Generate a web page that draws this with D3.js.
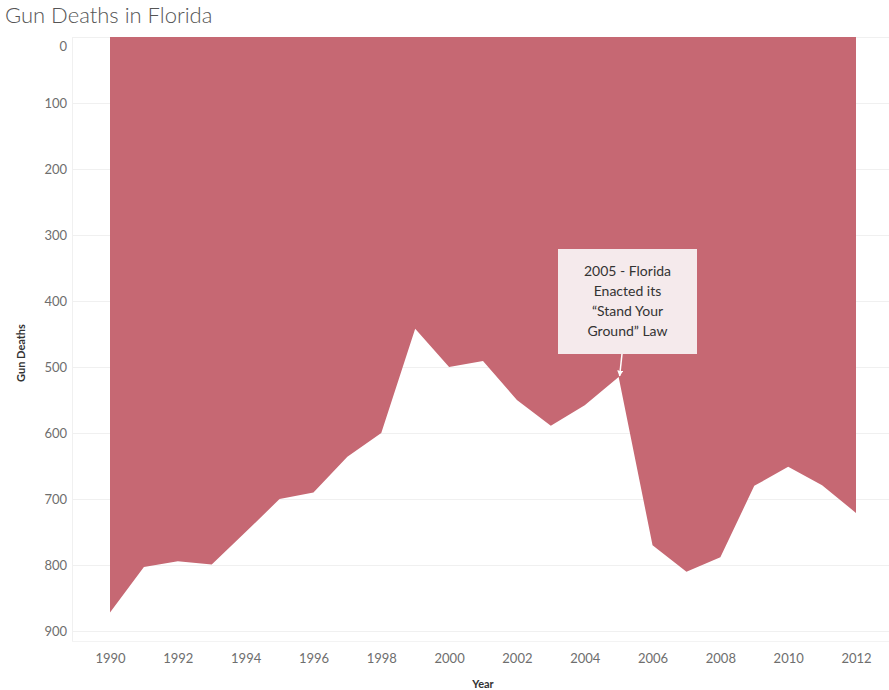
<!DOCTYPE html>
<html>
<head>
<meta charset="utf-8">
<script src="https://cdn.jsdelivr.net/npm/d3@7"></script>
<style>
  body { margin: 0; background: #fff; font-family: Lato, "Open Sans", sans-serif; }
</style>
</head>
<body>
<svg id="chart" width="889" height="690"></svg>
<script>
// Florida gun deaths by year (y axis is reversed).
const YEARS = [1990, 1991, 1992, 1993, 1994, 1995, 1996, 1997, 1998, 1999, 2000,
  2001, 2002, 2003, 2004, 2005, 2006, 2007, 2008, 2009, 2010, 2011, 2012];
const DEATHS = [872, 803, 794, 799, 750, 700, 690, 636, 600, 442, 500,
  491, 550, 589, 558, 515, 770, 810, 788, 680, 651, 679, 721];
const Y_TICKS = [0, 100, 200, 300, 400, 500, 600, 700, 800, 900];
const X_TICKS = [1990, 1992, 1994, 1996, 1998, 2000, 2002, 2004, 2006, 2008, 2010, 2012];
const NOTE_YEAR = 2005;
const NOTE_LINES = ['2005 - Florida', 'Enacted its', '\u201CStand Your', 'Ground\u201D Law'];

const svg = d3.select('#chart');
const data = YEARS.map((year, i) => ({ year, deaths: DEATHS[i] }));

const x = d3.scaleLinear().domain([1990, 2012]).range([110, 856]);
const y = d3.scaleLinear().domain([0, 915]).range([37, 641]);

// pane borders and gridlines
const grid = svg.append('g');
grid.selectAll('line.h')
  .data(Y_TICKS)
  .enter()
  .append('line')
  .attr('x1', 72)
  .attr('x2', 889)
  .attr('y1', (d) => Math.round(y(d)) + 0.5)
  .attr('y2', (d) => Math.round(y(d)) + 0.5)
  .attr('stroke', '#f0f0f0');
grid.append('line')
  .attr('x1', 72.5).attr('x2', 72.5).attr('y1', 37).attr('y2', 641)
  .attr('stroke', '#f0f0f0');
grid.append('line')
  .attr('x1', 72).attr('x2', 889).attr('y1', 641.5).attr('y2', 641.5)
  .attr('stroke', '#f3f3f3');

// area hangs from the top of the pane down to the value
const area = d3.area()
  .x((d) => x(d.year))
  .y0(y(y.domain()[0]))
  .y1((d) => y(d.deaths));

svg.append('path')
  .datum(data)
  .attr('d', area)
  .attr('fill', '#c66873');

// axes
const yAxis = svg.append('g')
  .attr('transform', 'translate(67,0)')
  .call(d3.axisLeft(y).tickValues(Y_TICKS).tickSize(0).tickPadding(0));
yAxis.select('.domain').remove();
yAxis.selectAll('text')
  .attr('fill', '#6e6e6e')
  .style('font-size', '13px')
  .style('font-family', 'Lato, sans-serif');
// the 0 label is nudged down so it stays inside the pane, as Tableau does
yAxis.selectAll('.tick').filter((d) => d === 0).select('text').attr('dy', '1.05em');

const xAxis = svg.append('g')
  .attr('transform', 'translate(0,651)')
  .call(d3.axisBottom(x).tickValues(X_TICKS).tickFormat(d3.format('d')).tickSize(0).tickPadding(3));
xAxis.select('.domain').remove();
xAxis.selectAll('text')
  .attr('fill', '#6e6e6e')
  .style('font-size', '13px')
  .style('font-family', 'Lato, sans-serif');

// titles
svg.append('text')
  .attr('x', 5)
  .attr('y', 23)
  .attr('fill', '#555')
  .style('font-size', '22px')
  .style('font-weight', '300')
  .text('Gun Deaths in Florida');

svg.append('text')
  .attr('transform', 'translate(25,353) rotate(-90)')
  .attr('text-anchor', 'middle')
  .attr('fill', '#333')
  .style('font-size', '11px')
  .style('font-weight', '700')
  .text('Gun Deaths');

svg.append('text')
  .attr('x', 483)
  .attr('y', 688)
  .attr('text-anchor', 'middle')
  .attr('fill', '#333')
  .style('font-size', '11px')
  .style('font-weight', '700')
  .text('Year');

// annotation
const noteVal = DEATHS[YEARS.indexOf(NOTE_YEAR)];
const tipX = x(NOTE_YEAR);
const tipY = y(noteVal);
const box = { x: 558, y: 249, w: 139, h: 105 };

svg.append('defs')
  .append('marker')
  .attr('id', 'arrowhead')
  .attr('viewBox', '0 0 10 10')
  .attr('refX', 9)
  .attr('refY', 5)
  .attr('markerWidth', 4)
  .attr('markerHeight', 4)
  .attr('orient', 'auto')
  .append('path')
  .attr('d', 'M0,0 L10,5 L0,10 z')
  .attr('fill', '#fff');

svg.append('line')
  .attr('x1', 622)
  .attr('y1', box.y + box.h)
  .attr('x2', tipX + 1)
  .attr('y2', tipY - 1)
  .attr('stroke', '#fff')
  .attr('stroke-width', 1.5)
  .attr('marker-end', 'url(#arrowhead)');

svg.append('rect')
  .attr('x', box.x)
  .attr('y', box.y)
  .attr('width', box.w)
  .attr('height', box.h)
  .attr('fill', '#f5eaec');

svg.append('g')
  .selectAll('text')
  .data(NOTE_LINES)
  .enter()
  .append('text')
  .attr('x', box.x + box.w / 2)
  .attr('y', (d, i) => box.y + 27 + i * 20)
  .attr('text-anchor', 'middle')
  .attr('fill', '#333')
  .style('font-size', '14px')
  .text((d) => d);
</script>
</body>
</html>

:::

**PROBLEM REQUIREMENTS**
The data above needs to be retyped exactly, with the images left out.

**OUTPUT BELOW**
Generate a web page that draws this with D3.js.
<!DOCTYPE html>
<html>
<head>
<meta charset="utf-8">
<script src="https://cdn.jsdelivr.net/npm/d3@7"></script>
<style>
  body { margin: 0; background: #fff; font-family: Lato, "Open Sans", sans-serif; }
</style>
</head>
<body>
<svg id="chart" width="889" height="690"></svg>
<script>
// Florida gun deaths by year (y axis is reversed).
const YEARS = [1990, 1991, 1992, 1993, 1994, 1995, 1996, 1997, 1998, 1999, 2000,
  2001, 2002, 2003, 2004, 2005, 2006, 2007, 2008, 2009, 2010, 2011, 2012];
const DEATHS = [872, 803, 794, 799, 750, 700, 690, 636, 600, 442, 500,
  491, 550, 589, 558, 515, 770, 810, 788, 680, 651, 679, 721];
const Y_TICKS = [0, 100, 200, 300, 400, 500, 600, 700, 800, 900];
const X_TICKS = [1990, 1992, 1994, 1996, 1998, 2000, 2002, 2004, 2006, 2008, 2010, 2012];
const NOTE_YEAR = 2005;
const NOTE_LINES = ['2005 - Florida', 'Enacted its', '\u201CStand Your', 'Ground\u201D Law'];

const svg = d3.select('#chart');
const data = YEARS.map((year, i) => ({ year, deaths: DEATHS[i] }));

const x = d3.scaleLinear().domain([1990, 2012]).range([110, 856]);
const y = d3.scaleLinear().domain([0, 915]).range([37, 641]);

// pane borders and gridlines
const grid = svg.append('g');
grid.selectAll('line.h')
  .data(Y_TICKS)
  .enter()
  .append('line')
  .attr('x1', 72)
  .attr('x2', 889)
  .attr('y1', (d) => Math.round(y(d)) + 0.5)
  .attr('y2', (d) => Math.round(y(d)) + 0.5)
  .attr('stroke', '#f0f0f0');
grid.append('line')
  .attr('x1', 72.5).attr('x2', 72.5).attr('y1', 37).attr('y2', 641)
  .attr('stroke', '#f0f0f0');
grid.append('line')
  .attr('x1', 72).attr('x2', 889).attr('y1', 641.5).attr('y2', 641.5)
  .attr('stroke', '#f3f3f3');

// area hangs from the top of the pane down to the value
const area = d3.area()
  .x((d) => x(d.year))
  .y0(y(y.domain()[0]))
  .y1((d) => y(d.deaths));

svg.append('path')
  .datum(data)
  .attr('d', area)
  .attr('fill', '#c66873');

// axes
const yAxis = svg.append('g')
  .attr('transform', 'translate(67,0)')
  .call(d3.axisLeft(y).tickValues(Y_TICKS).tickSize(0).tickPadding(0));
yAxis.select('.domain').remove();
yAxis.selectAll('text')
  .attr('fill', '#6e6e6e')
  .style('font-size', '13px')
  .style('font-family', 'Lato, sans-serif');
// the 0 label is nudged down so it stays inside the pane, as Tableau does
yAxis.selectAll('.tick').filter((d) => d === 0).select('text').attr('dy', '1.05em');

const xAxis = svg.append('g')
  .attr('transform', 'translate(0,651)')
  .call(d3.axisBottom(x).tickValues(X_TICKS).tickFormat(d3.format('d')).tickSize(0).tickPadding(3));
xAxis.select('.domain').remove();
xAxis.selectAll('text')
  .attr('fill', '#6e6e6e')
  .style('font-size', '13px')
  .style('font-family', 'Lato, sans-serif');

// titles
svg.append('text')
  .attr('x', 5)
  .attr('y', 23)
  .attr('fill', '#555')
  .style('font-size', '22px')
  .style('font-weight', '300')
  .text('Gun Deaths in Florida');

svg.append('text')
  .attr('transform', 'translate(25,353) rotate(-90)')
  .attr('text-anchor', 'middle')
  .attr('fill', '#333')
  .style('font-size', '11px')
  .style('font-weight', '700')
  .text('Gun Deaths');

svg.append('text')
  .attr('x', 483)
  .attr('y', 688)
  .attr('text-anchor', 'middle')
  .attr('fill', '#333')
  .style('font-size', '11px')
  .style('font-weight', '700')
  .text('Year');

// annotation
const noteVal = DEATHS[YEARS.indexOf(NOTE_YEAR)];
const tipX = x(NOTE_YEAR);
const tipY = y(noteVal);
const box = { x: 558, y: 249, w: 139, h: 105 };

svg.append('defs')
  .append('marker')
  .attr('id', 'arrowhead')
  .attr('viewBox', '0 0 10 10')
  .attr('refX', 9)
  .attr('refY', 5)
  .attr('markerWidth', 4)
  .attr('markerHeight', 4)
  .attr('orient', 'auto')
  .append('path')
  .attr('d', 'M0,0 L10,5 L0,10 z')
  .attr('fill', '#fff');

svg.append('line')
  .attr('x1', 622)
  .attr('y1', box.y + box.h)
  .attr('x2', tipX + 1)
  .attr('y2', tipY - 1)
  .attr('stroke', '#fff')
  .attr('stroke-width', 1.5)
  .attr('marker-end', 'url(#arrowhead)');

svg.append('rect')
  .attr('x', box.x)
  .attr('y', box.y)
  .attr('width', box.w)
  .attr('height', box.h)
  .attr('fill', '#f5eaec');

svg.append('g')
  .selectAll('text')
  .data(NOTE_LINES)
  .enter()
  .append('text')
  .attr('x', box.x + box.w / 2)
  .attr('y', (d, i) => box.y + 27 + i * 20)
  .attr('text-anchor', 'middle')
  .attr('fill', '#333')
  .style('font-size', '14px')
  .text((d) => d);
</script>
</body>
</html>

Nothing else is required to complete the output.